In this collection of fifty poems, readers will through lives and experiences that are akin to the humankind.
Kuni Tyessi holds a mirror onto the life of a single woman whose experiences as they connect with those of other women and men, became representational.
Her journalistic, social and academic essays and features of which this collection is an extension, have contributed in creating awareness about some of the social ills that affect women and children.
It is no wonder, therefore, that her poetry searches deeply into gender issues, hoping that through it, the torments of unequal representation, culture, unfavourable policies and other man-made limitations that women are made to bear will one day have lasting solutions.
In a very literal sense, Being Twins, is structured in the tripartite way in which a story is designed, which is also the way human life is supernaturally designed; the cold, slow morning of our lives, which gradually gives way to the hot, vibrant afternoon, which must give way to the limp coolness of the dreaded night which is also the moment of rest.
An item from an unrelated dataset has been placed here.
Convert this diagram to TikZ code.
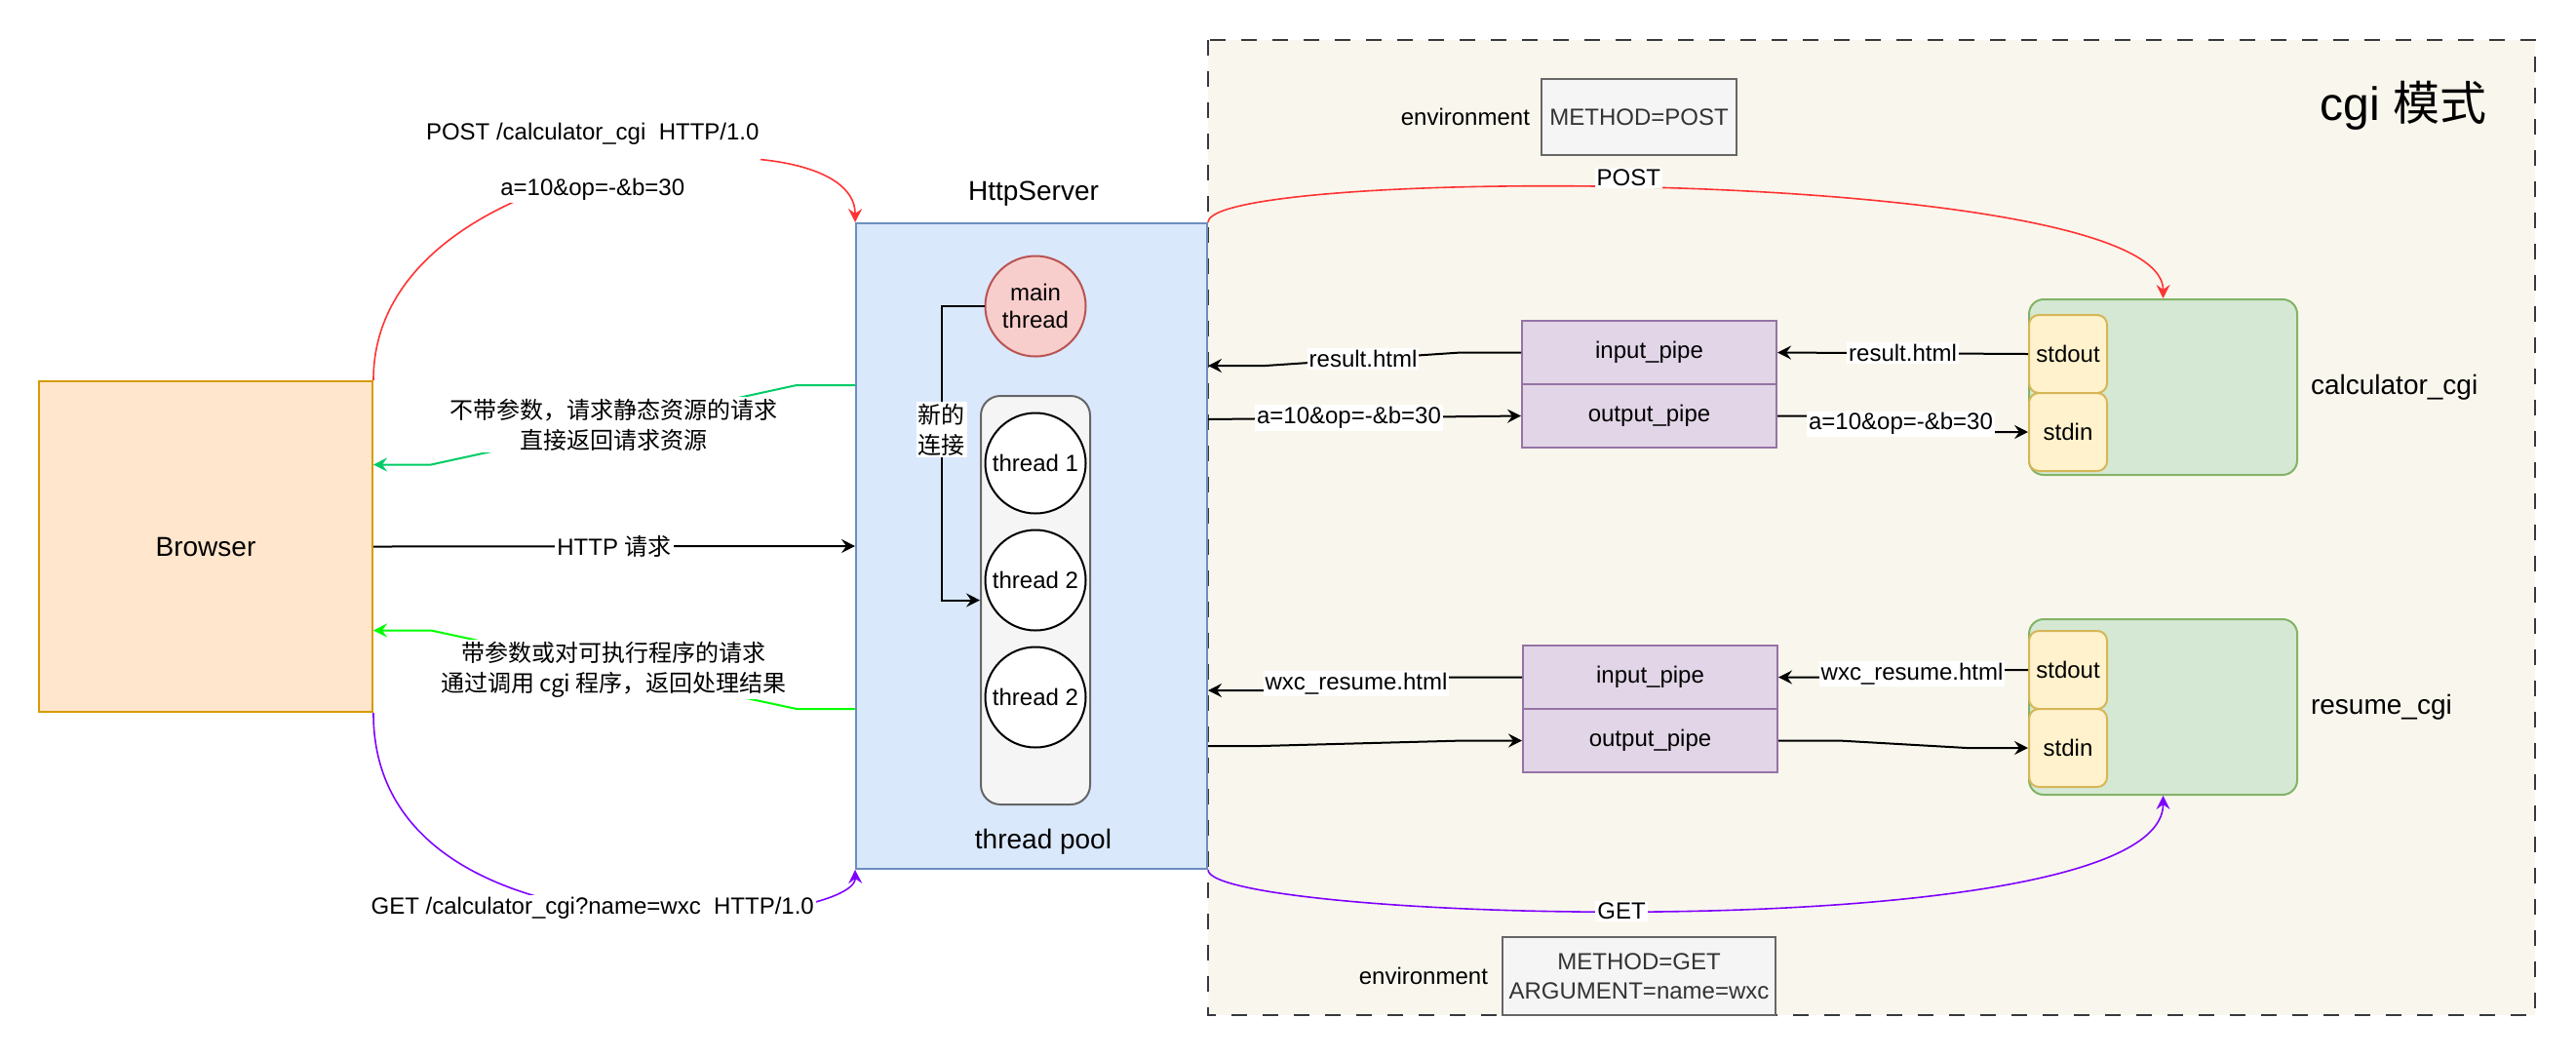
\documentclass[tikz,border=0pt]{standalone}
\usepackage{fontspec}
\setmainfont{Liberation Sans}
\newfontfamily\cjk{Noto Sans CJK SC}
\usetikzlibrary{positioning, calc, arrows.meta}
\definecolor{browserfill}{HTML}{FFE6CC}
\definecolor{browserline}{HTML}{D79B00}
\definecolor{serverfill}{HTML}{DAE8FC}
\definecolor{serverline}{HTML}{6C8EBF}
\definecolor{mainfill}{HTML}{F8CECC}
\definecolor{mainline}{HTML}{B85450}
\definecolor{poolfill}{HTML}{F5F5F5}
\definecolor{poolline}{HTML}{666666}
\definecolor{cgifill}{HTML}{F9F7ED}
\definecolor{cgiline}{HTML}{36393D}
\definecolor{pipefill}{HTML}{E1D5E7}
\definecolor{pipeline}{HTML}{9673A6}
\definecolor{procfill}{HTML}{D5E8D4}
\definecolor{procline}{HTML}{82B366}
\definecolor{iofill}{HTML}{FFF2CC}
\definecolor{ioline}{HTML}{D6B656}
\definecolor{postred}{HTML}{FF3333}
\definecolor{getpurple}{HTML}{7F00FF}
\definecolor{staticgreen}{HTML}{00CC66}
\definecolor{cgigreen}{HTML}{00FF00}
\definecolor{envtext}{HTML}{333333}

\begin{document}
\begin{tikzpicture}[x=0.5pt, y=-0.5pt, font=\fontsize{12}{14.4}\selectfont,
    conn/.style={line width=1pt, -{Stealth[length=7pt, width=7pt, inset=2.5pt]}},
    curve/.style={line width=0.8pt, -{Stealth[length=7pt, width=7pt, inset=2.5pt]}},
    lbl/.style={fill=white, inner sep=1pt, text=black},
    zh/.style={font=\cjk\fontsize{12}{15.5}\selectfont, align=center},
    big/.style={font=\fontsize{14}{16.8}\selectfont},
    thr/.style={circle, draw, line width=1pt, fill=white, minimum size=51.5pt, inner sep=0pt},
    io/.style={draw=ioline, fill=iofill, line width=1pt, rounded corners=5pt, minimum size=40pt, inner sep=0pt},
    pipe/.style={draw=pipeline, fill=pipefill, line width=1pt, minimum width=130.5pt, minimum height=32.5pt, inner sep=0pt},
    proc/.style={draw=procline, fill=procfill, line width=1pt, rounded corners=7.5pt, minimum width=137.5pt, minimum height=90pt},
    env/.style={draw=poolline, fill=poolfill, line width=1pt, text=envtext, align=center, inner sep=0pt}]
        %disegno sfondo
        \fill[white] (0,0) rectangle (2642,1084);
        \useasboundingbox (0,0) rectangle (2642,1084);
        %disegno zona cgi
        \draw[draw=cgiline, fill=cgifill, line width=1pt, dash pattern=on 8pt off 8pt] (1239,41) rectangle (2600,1041);
        \node[font=\fontsize{24}{28}\selectfont] (cgititle) at (2465,108) {cgi {\cjk 模式}};
        %disegno browser e server
        \node[draw=browserline, fill=browserfill, line width=1pt, minimum width=171pt, minimum height=169.5pt, big] (browser) at (211,560.5) {Browser};
        \node[draw=serverline, fill=serverfill, line width=1pt, minimum width=180pt, minimum height=331pt] (server) at (1058,560) {};
        \node[big] (servertitle) at (1060,199) {HttpServer};
        %disegno thread
        \node[thr, fill=mainfill, draw=mainline, align=center] (mainthr) at (1062,314) {main\\thread};
        \node[draw=poolline, fill=poolfill, line width=1pt, rounded corners=10pt, minimum width=56pt, minimum height=209.5pt] (pool) at (1062,615.5) {};
        \node[thr] (thr1) at (1062,475) {thread 1};
        \node[thr] (thr2) at (1062,595) {thread 2};
        \node[thr] (thr3) at (1062,715) {thread 2};
        \node[big] (pooltitle) at (1070,863) {thread pool};
        \draw[conn] (mainthr.west) -- ++(-44,0) |- node[lbl, zh, pos=0.21] (newconn) {新的\\连接} (pool.west);
        %disegno environment
        \node[env, minimum width=100pt, minimum height=39pt] (envpost) at (1681,120) {METHOD=POST};
        \node[left=2pt of envpost] (envpostlbl) {environment};
        \node[env, minimum width=140pt, minimum height=40pt, font=\fontsize{12}{15}\selectfont] (envget) at (1681,1001) {METHOD=GET\\ARGUMENT=name=wxc};
        \node[left=3.5pt of envget] (envgetlbl) {environment};
        %disegno calculator_cgi
        \node[proc] (calc) at (2218.5,397) {};
        \node[right=3pt of calc, big] (calclbl) {calculator\_cgi};
        \node[io] (cstdout) at (2121,363) {stdout};
        \node[io] (cstdin) at (2121,443) {stdin};
        \node[pipe] (cin) at (1691.5,361.5) {input\_pipe};
        \node[pipe] (cout) at (1691.5,426.5) {output\_pipe};
        %disegno resume_cgi
        \node[proc] (resume) at (2218.5,725) {};
        \node[right=3pt of resume, big] (resumelbl) {resume\_cgi};
        \node[io] (rstdout) at (2121,687) {stdout};
        \node[io] (rstdin) at (2121,767) {stdin};
        \node[pipe] (rin) at (1692.5,694.5) {input\_pipe};
        \node[pipe] (rout) at (1692.5,759.5) {output\_pipe};
        %disegno richieste del browser
        \draw[conn] (browser.east) -- node[lbl] (httpreq) {HTTP {\cjk 请求}} (server.west);
        \draw[curve, postred] (browser.north east) .. controls (382,150) and (878,110) .. (server.north west)
            node[lbl, pos=0.47, yshift=7pt, align=center] (postreq) {POST /calculator\_cgi\ \ HTTP/1.0\\[14.4pt]a=10\&op=-\&b=30};
        \draw[curve, getpurple] (browser.south east) .. controls (382,1000) and (878,950) .. (server.south west)
            node[lbl, pos=0.47] (getreq) {GET /calculator\_cgi?name=wxc\ \ HTTP/1.0};
        %disegno risposte verdi
        \draw[conn, staticgreen] ([yshift=82.5pt]server.west) -- ++(-60,0) -- node[lbl, zh] (staticlbl) {不带参数，请求静态资源的请求\\直接返回请求资源} ($([yshift=42pt]browser.east)+(59,0)$) -- ([yshift=42pt]browser.east);
        \draw[conn, cgigreen] ([yshift=-83.5pt]server.west) -- ++(-60,0) -- node[lbl, zh] (cgilbl) {带参数或对可执行程序的请求\\通过调用 cgi 程序，返回处理结果} ($([yshift=-43pt]browser.east)+(59,0)$) -- ([yshift=-43pt]browser.east);
        %disegno curve POST e GET
        \draw[curve, postred] (server.north east) .. controls (1239,170) and (2219,170) .. (calc.north)
            node[lbl, pos=0.46, yshift=5pt] (postlbl) {POST};
        \draw[curve, getpurple] (server.south east) .. controls (1239,945) and (2219,975) .. (resume.south)
            node[lbl, pos=0.455] (getlbl) {GET};
        %disegno pipe calculator_cgi
        \draw[conn] (cstdout.west) -- node[lbl] (res2) {result.html} (cin.east);
        \draw[conn] (cin.west) -- ++(-62,0) -- node[lbl] (res1) {result.html} ([xshift=29.5pt, yshift=92.5pt]server.east) -- ([yshift=92.5pt]server.east);
        \draw[conn] ([yshift=65pt]server.east) -- node[lbl, pos=0.45] (args1) {a=10\&op=-\&b=30} (cout.west);
        \draw[conn] (cout.east) -- ++(33,0) -- node[lbl] (args2) {a=10\&op=-\&b=30} ([xshift=-18.5pt]cstdin.west) -- (cstdin.west);
        %disegno pipe resume_cgi
        \draw[conn] (rstdout.west) -- ++(-26,0) -- node[lbl] (wxc2) {wxc\_resume.html} ([xshift=22pt]rin.east) -- (rin.east);
        \draw[conn] (rin.west) -- ++(-78,0) -- node[lbl] (wxc1) {wxc\_resume.html} ([xshift=30pt, yshift=-74pt]server.east) -- ([yshift=-74pt]server.east);
        \draw[conn] ([yshift=-102.5pt]server.east) -- ++(54,0) -- ([xshift=-30pt]rout.west) -- (rout.west);
        \draw[conn] (rout.east) -- ++(62,0) -- ([xshift=-31.5pt]rstdin.west) -- (rstdin.west);
\end{tikzpicture}
\end{document}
The three parts are entitled ‘Relationships', ‘Being Twins', and ‘Mortality', reminiscent of beginning, middle and an end.
Readers are slowly drawn into the life of a timid woman through her prayer to God for rescue from a relationship in which she has been trapped, and we travel with her through the vagaries of life that is the lot of many women in traditional patriarchal Africa, from girlhood to marriage.
The tragedy of her existence increases as she enters into lonely moments, with tears, insults, rape and backbreaking labour. This moment is best described as the stage of slavery. Even the right to enjoy sex is taken away from her. But wisdom comes with experience, and so, ironically, the third movement entitled ‘Mortality' launches itself with rhetorical questions; a pointer to the fact, as the poet hopes, that freedom is in the horizon.
There is much more in this deeply probing collection that only a careful and interactive reading can reveal its poetic value as well as its main and numerous sub-meanings.